As a woman whose formative years coincided with Sex and the City, of all the quotes that resonated with me, it was this one that stuck with me the most: "The most exciting, challenging, and significant relationship of all is the one you have with yourself. And if you find someone to love the you you love, well that's just fabulous."
Although I see the character of Carrie Bradshaw far differently now than I did when I was a kid, I still think this quote is an important one.
While I’ve never been one to hand over my identity to a partner, as some do, or lose myself entirely in a relationship, there are parts of myself that I put on hold that I wouldn’t put on hold when I’m single. Location, for example, is a big thing. When I’m single, I’ll go anywhere in the world, happily alone, curiously and fearlessly exploring. When I’m not single, I either don’t travel or when I do, I travel differently. Fearless exploration feels different when you’re not alone, having to take care of yourself in unexpected predicaments feels different when you’re not alone, and having to share an appetizer at a restaurant in Napoli is dreadful when you’re not alone.
I truly admire relationship people. Some of my closest friends are relationship people and while I’d never judge them for it, I can see the difference in their behavior, actions, and words when they’re with their partners compared to when they’re without their partners.

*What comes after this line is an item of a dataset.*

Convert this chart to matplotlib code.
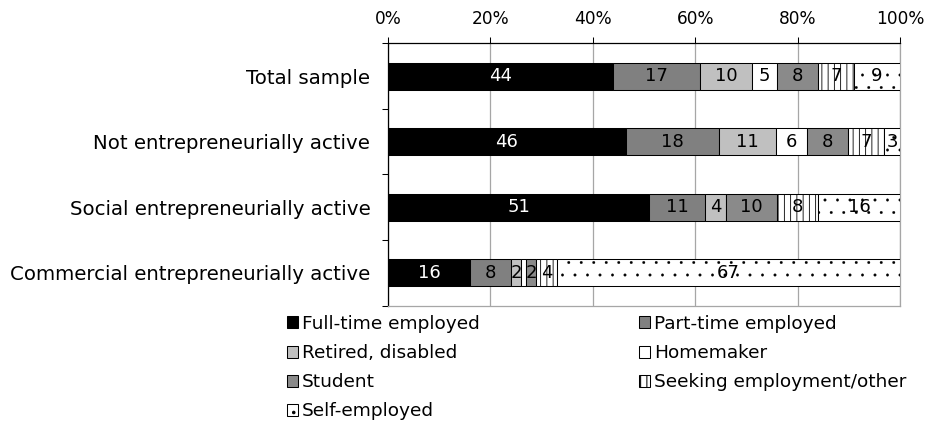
import numpy as np
import matplotlib
matplotlib.use("Agg")
import matplotlib.pyplot as plt
from matplotlib.patches import Patch

# Employment status by entrepreneurial activity (percent of each group)
groups = [
    "Total sample",
    "Not entrepreneurially active",
    "Social entrepreneurially active",
    "Commercial entrepreneurially active",
]
statuses = [
    "Full-time employed",
    "Part-time employed",
    "Retired, disabled",
    "Homemaker",
    "Student",
    "Seeking employment/other",
    "Self-employed",
]
full_time = [44, 46, 51, 16]
part_time = [17, 18, 11, 8]
retired = [10, 11, 4, 2]
homemaker = [5, 6, 0, 1]
student = [8, 8, 10, 2]
seeking = [7, 7, 8, 4]
self_employed = [9, 3, 16, 67]
pct_ticks = [0, 20, 40, 60, 80, 100]

series = [full_time, part_time, retired, homemaker, student, seeking, self_employed]
fills = ["#000000", "#808080", "#c0c0c0", "#ffffff", "#8a8a8a", "#ffffff", "#ffffff"]
hatches = [None, None, None, None, None, "||", "."]
hatch_lw = [0.8, 0.8, 0.8, 0.8, 0.8, 0.8, 0.3]
label_colors = ["white", "black", "black", "black", "black", "black", "black"]

DPI = 75
W, H = 931, 423


def px(n):
    """Font size in points for a height of n pixels."""
    return n * 72 / DPI


plt.rcParams["font.family"] = ["DejaVu Sans"]

fig = plt.figure(figsize=(W / DPI, H / DPI), dpi=DPI)
ax = fig.add_axes([388 / W, 1 - 305.5 / H, 512 / W, (305.5 - 43.3) / H])

data = np.array(series, dtype=float)
shares = data / data.sum(axis=0) * 100
y = np.arange(len(groups))
left = np.zeros(len(groups))
bar_h = 0.41

for i, name in enumerate(statuses):
    with plt.rc_context({"hatch.linewidth": hatch_lw[i]}):
        bars = ax.barh(y, shares[i], left=left, height=bar_h, color=fills[i],
                       edgecolor="black", linewidth=1.0, hatch=hatches[i],
                       label=name, zorder=3)
    for j, b in enumerate(bars):
        v = data[i, j]
        if v >= 2:
            ax.text(left[j] + shares[i, j] / 2, y[j], f"{int(v)}",
                    ha="center", va="center", fontsize=px(18),
                    color=label_colors[i], zorder=4)
    left += shares[i]

ax.set_xlim(0, 100)
ax.set_ylim(len(groups) - 0.5, -0.5)

# percentage scale on top
ax.xaxis.tick_top()
ax.set_xticks(pct_ticks)
ax.set_xticklabels([f"{t}%" for t in pct_ticks], fontsize=px(17))
ax.tick_params(axis="x", direction="out", length=6, width=1, pad=9, color="black")
ax.grid(axis="x", color="#a6a6a6", linewidth=1.2, zorder=0)
ax.set_axisbelow(True)

# category labels with ticks between groups
ax.set_yticks(y)
ax.set_yticklabels(groups, fontsize=px(19.7))
ax.set_yticks(np.arange(-0.5, len(groups)), minor=True)
ax.tick_params(axis="y", which="major", length=0, pad=17)
ax.tick_params(axis="y", which="minor", length=6, width=1, direction="out")

for side in ("top", "left"):
    ax.spines[side].set_color("black")
    ax.spines[side].set_linewidth(1.2)
for side in ("bottom", "right"):
    ax.spines[side].set_color("#a6a6a6")
    ax.spines[side].set_linewidth(1.2)

handles = []
for i in range(len(statuses)):
    with plt.rc_context({"hatch.linewidth": hatch_lw[i]}):
        handles.append(Patch(facecolor=fills[i], edgecolor="black", hatch=hatches[i],
                             linewidth=1.0, label=statuses[i]))
order = [0, 2, 4, 6, 1, 3, 5]
fig.legend([handles[k] for k in order], [statuses[k] for k in order],
           ncol=2, loc="upper left", bbox_to_anchor=(287 / W, 1 - 315 / H),
           frameon=False, fontsize=px(18.5), handlelength=0.62, handleheight=0.62,
           handletextpad=0.2, columnspacing=8.6, labelspacing=0.6,
           borderpad=0, borderaxespad=0)

fig.savefig("out.png", dpi=DPI)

Not different in a bad way or good way; just different. I know that I’m the same way. Different people bring out different aspects of us, so to not act differently in different surroundings, among different people, just isn’t how things work. It’s a matter of adapting more than anything else.
"I see myself as someone who is entirely composed of her own making, with her own vision, her own hopes and dreams, and her own sense of direction — and it feels amazing."
But it’s this necessary adaptation that comes with being in a relationship, the need to put myself on hold, and, in some ways, mute my personality to complement the personality of my partner that has made me realize that, for all my self-deprecation, it’s when I’m single that I’m able to love myself. Granted, I don’t sit around writing myself love poems (although maybe I should) or brag about things I’ve done, but I feel a sense of peace. I feel a sense of accomplishment that I often overlook when I’m in a relationship. I see myself as someone who is entirely composed of her own making, with her own vision, her own hopes and dreams, and her own sense of direction — and it feels amazing. I feel more powerful than powerless, and even have more confidence in my work as a writer than I do when I’m in a relationship. But I’m not sure why this might be the case.
For me, relationships throw my schedule off track. I put projects on shelves, with plans to get to them later, but as long as the relationship continues, those projects are never taken off the shelf and, instead, just continue to collect dust. But when I’m single, projects are never shelved. I immerse myself in everything I want to do and it gives me not just a sense of pride, but a sense of wholeness and completion, as though I’m doing what I’m supposed to be doing, living up to my expectations, and the result is a deeper respect and admiration for the person I am. And, yes, it’s love.
I love the person I am when I’m single and someday, maybe, I’ll meet someone who will equally love that me that I love so much and I won’t see that relationship as I’ve seen relationships in the past. But if that person never comes along, then that’s cool too. In loving myself, I’m betting on a sure thing. And to quote Carrie Bradshaw, "well, that's just fabulous."